“When I turned 18, the first thing my mother told me is to go register to vote,” says Wanda M. Morris, whose latest mystery “Anywhere You Run,” tells the story of two sisters who are caught up in the tumultuous 1960s when Civil Rights workers were trying to help Blacks in the deep south exercise a right they’d been given over a century ago—being able to vote.
Marigold, the serious sister who dreams of being an attorney, is working for the Mississippi Summer Project, a 1964 voter registration drive attempting to increase the number of registered Black voters in her hometown of Jackson, when she discovers she’s pregnant. The father? A New York lawyer working for the project who skedaddles back home as soon as she tells him of her condition.
Her younger sister, Violet—the traffic-stopping beauty with lots of beaus—has always done exactly what she wants. Her father taught her how to use a shotgun and so she does, killing the man who brutally raped her. Always resourceful, she gets Dewey Leonard, the son of a rich white man, to run off with her. But Violet never plans on marrying him and once they’re out of Jackson, she steals his wallet and buys a ticket to visit her cousin in Chillicothe, Georgia. There she takes a new name and gets a job while determining what to do next.
Dewey isn’t about to let Violet go, not only because he’s obsessed with her but also because in his wallet is a photo of he and his father and several other White men standing over the grave of the three Civil Rights workers they’ve just murdered. He hires Mercer, a man who worked for his father to find her. His father ups the ante and promises Mercer more money to murder her. And so, the hunt is on.
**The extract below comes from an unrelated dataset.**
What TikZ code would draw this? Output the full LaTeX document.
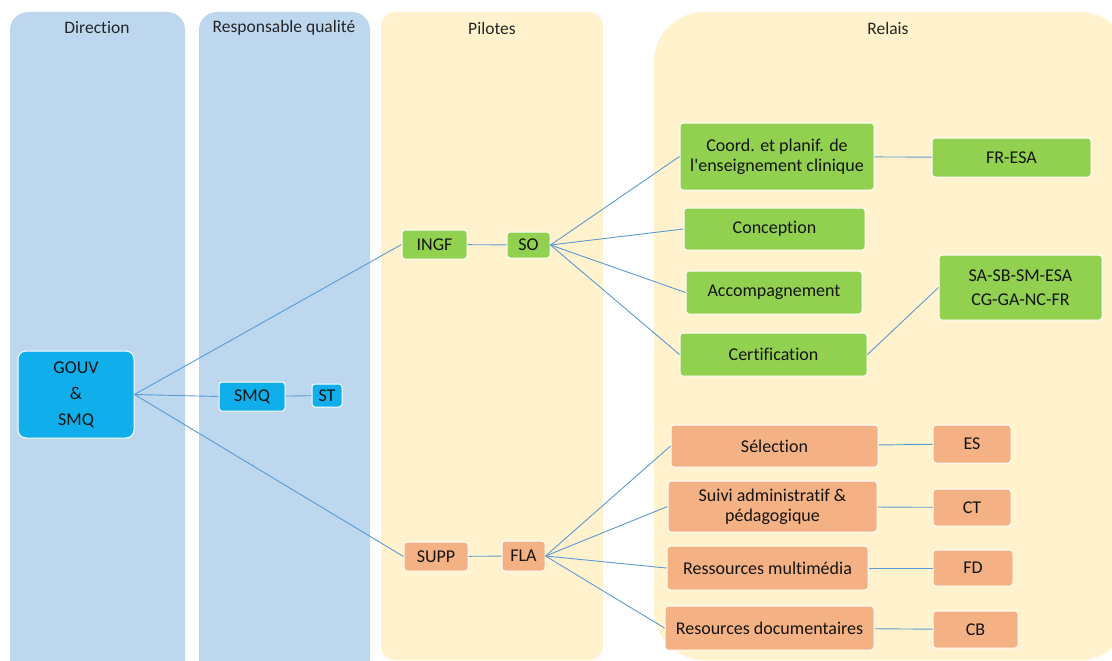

Morris takes us to the time of Jim Crow, where Blacks in southern states lived in fear and were denied the rights that most of us take for granted. This is the world Morris’s parents were raised in.
“They’re both from Alabama,” says Morris. “And so I heard stories. My parents told me about how they had to drink out of separate water fountains, go in the backdoor of restaurants, and how they couldn’t be caught in certain towns after dark. Those stories always rang in my head.”
Marigold, in her desperation, has married a long time admirer, hoping to pass off the baby she’s expecting as his. Together they move to Cleveland but the relationship turns sour quickly. Her new husband has big dreams of owning a nightclub and expects Marigold to support him while he wiles away his time. After he beats her, she decides to join Violet in Chillicothe. What she doesn’t realize is that she’s leading Mercer, the man Dewey hired, directly to her sister.
“I wanted to put the reader right there, jab smack in the middle of what it felt like to just try and live your life, to try and work, to try and raise a family and having to live with all this vulnerability and hatred,” says Morris.
To create the ambience of the time, Morris dove deep into the era, reading stacks of vintage magazines and newspapers, listening to music of that era, and spending lots of time in the Auburn Avenue Research Library on African American Culture and History in Atlanta, Georgia where she lives.
The book works on so many levels—as a mystery and thriller and also as an introduction to what it was like living in a world of racial injustice. Saying a book is page-turner is often a cliché. But in the case of “Anywhere You Run,” it’s totally true.